Tuesday, February 22, 2005

There's a special sort of "polite" that people reserve for the mentally and physically handicapped.

They pretend they don't exist.

That guy sitting in a wheelchair wearing a plastic helmet, drooling and banging a wooden spoon against his head? He's not really there. As a group of people may wander past, the conversation might falter for a moment - a barely perceptable pause - but no more recognition is given then that. A glance may be taken on the sly, but eye contact is studiously avoided. No outward acknowledgement that the situation even exists is given. No recognition. No mention. Ignore the very possibility of their existance -- it's the polite thing to do.

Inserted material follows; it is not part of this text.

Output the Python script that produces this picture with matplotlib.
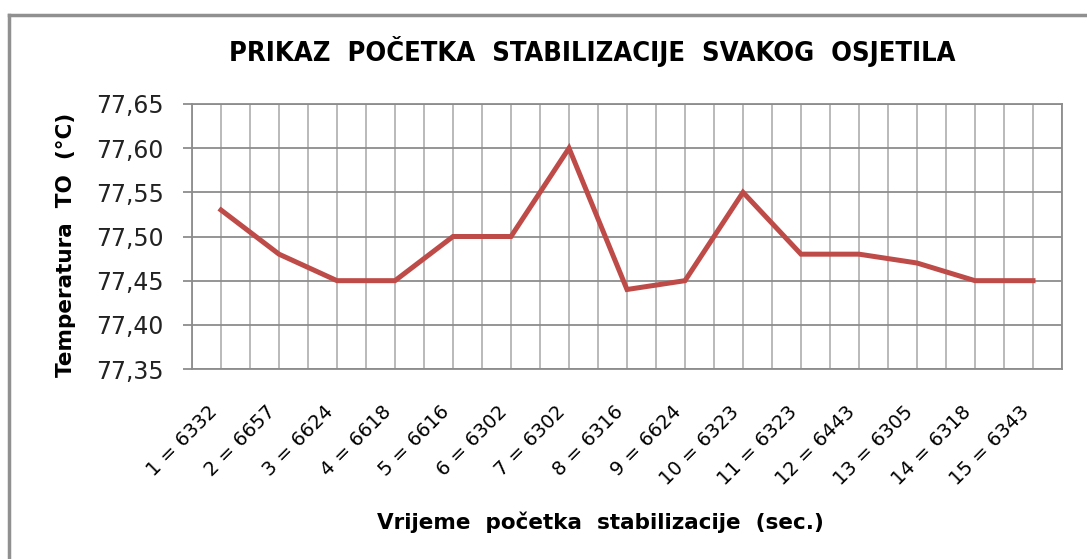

Apparently unicyclists are mentally handicapped.

I go wobbling past a group of people, in plain sight, right across their path. Arms flailing, fast then slow, every motion an exaggerated paradoy of desperately chasing balance and very much not catching it. It's fucking hilarious looking.

A slightly hushed silence results. Eyes fixed ahead, they pass by. Politely.

"Oh look, a chicken!" one exclaims, slightly too loudly, as they all fix their attention on the neighbor's pet chicken -- a familiar site in the neighborhood. They crowded 'round, firmly fixing their attention on it, grateful for the distraction. They even took pictures.

I swear to god, I think I'm going to buy a little helmet and a wooden spoon.